Exhibit one, from Ricardo Caballero:

In this paper I argue that the current core of macroeconomics—by which I mainly mean the so-called dynamic stochastic general equilibrium approach—has become so mesmerized with its own internal logic that it has begun to confuse the precision it has achieved about its own world with the precision that it has about the real one. This is dangerous for both methodological and policy reasons.

Exhibit two, a suggestion for a margin calculation I heard suggested this week:

A high dimensional generalised Pareto distribution model calibrated at 99.9%

Now honestly, dear reader, I am as much in favour of appropriate modelling as the next geek, but this tendency despite everything we have been through to believe that we can model financial systems to a high degree of confidence is profoundly worrying. Caballero has it right: there is a profound confusion of precision in the author’s mind with precision in the real world…

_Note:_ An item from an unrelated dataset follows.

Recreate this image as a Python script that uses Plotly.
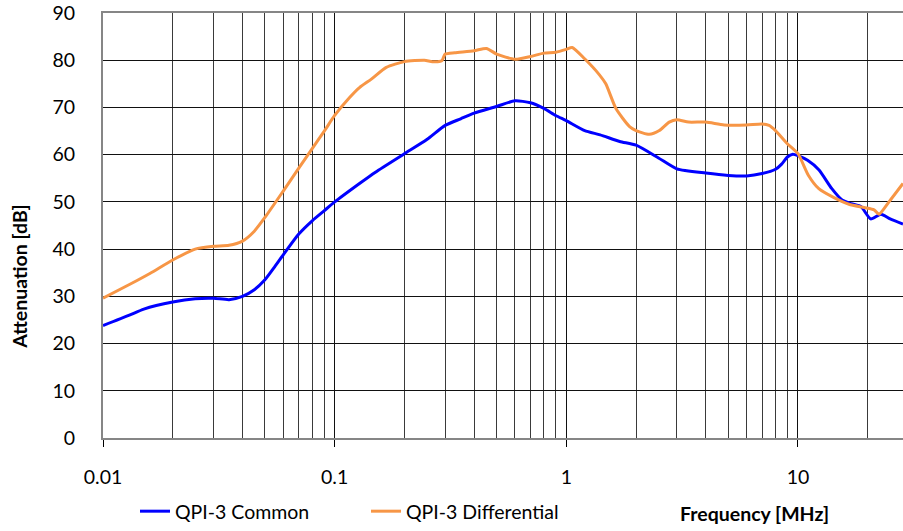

2 Responses to “Theory danger”

  1. Peer review – exactly the measure that you don’t want your teenager using to calculate the best tack to take – is at the heart of all this. Fine for things that don’t matter, like anthropology say.

  2. Anyone who studies basic chemistry or physics learns the distinction between “precision” and “accuracy”. Sure you can write a number down to 20 decimal places — but how many of those digits are “significant”? How *accurately* do they reflect the value you are trying to measure?